Data showed that U.S. nonfarm payrolls increased by 136,000 jobs last month. August data was revised to show 168,000 jobs created instead of the previously reported 130,000 positions. Economists polled by Reuters had forecast payrolls would increase by 145,000 jobs in September. The unemployment rate dropped to a near 50-year low of 3.5%.
"Given that market expectations have shifted after the ADP (private payrolls) and ISM (manufacturing and services), people were bracing for something worse than this. So this is in the ballpark of what is acceptable," said Shaun Osborne, chief market strategist, at Scotiabank in Toronto. "But there are other issues here for the dollar aside from the Fed easing, such as the U.S. political backdrop.
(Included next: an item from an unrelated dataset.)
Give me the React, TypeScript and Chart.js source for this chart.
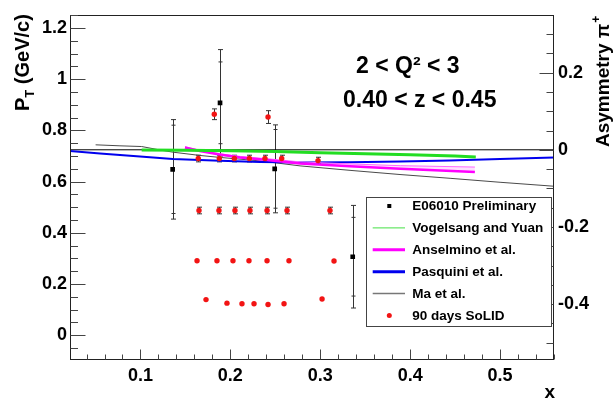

And we're still looking at the funding tightness issue," he added.
A drop in U.S. unemployment in September pushed traders of U.S. short-term interest rate futures on Friday to pare bets the Federal Reserve will cut rates at both of its two upcoming meetings.
The jobs data was initially a big relief to dollar bulls after two weak reports this week that heightened U.S. recession fears. On Thursday, a survey from the U.S. Institute for Supply Management (ISM) showed its non-manufacturing activity index falling to 52.6 in September, the lowest since August 2016.
The non-manufacturing data came on the heels of ISM's manufacturing survey on Tuesday that showed activity plunging to more than 10-year lows. The jobs report impact, however, was short-lived as investors grappled with U.S. political tensions.
Diplomatic texts released late Thursday showed that U.S. officials pressured their Ukrainian counterparts to launch investigations that could benefit President Donald Trump's personal political agenda in exchange for a meeting between the two countries' leaders. The exchanges were released by Democrats in the House of Representatives as part of an impeachment investigation to determine whether Trump pressed Ukraine to probe former Vice President Joe Biden and his son, Hunter Biden, in connection with Ukrainian gas company Burisma. Trade talks with China were also in focus, with both U.S. and Chinese officials set to meet next week.
In early afternoon trading, the dollar index was down 0.1% at 98.805, slipping against the yen to 106.82 yen. The euro gained 0.2% versus the dollar to $1.0982.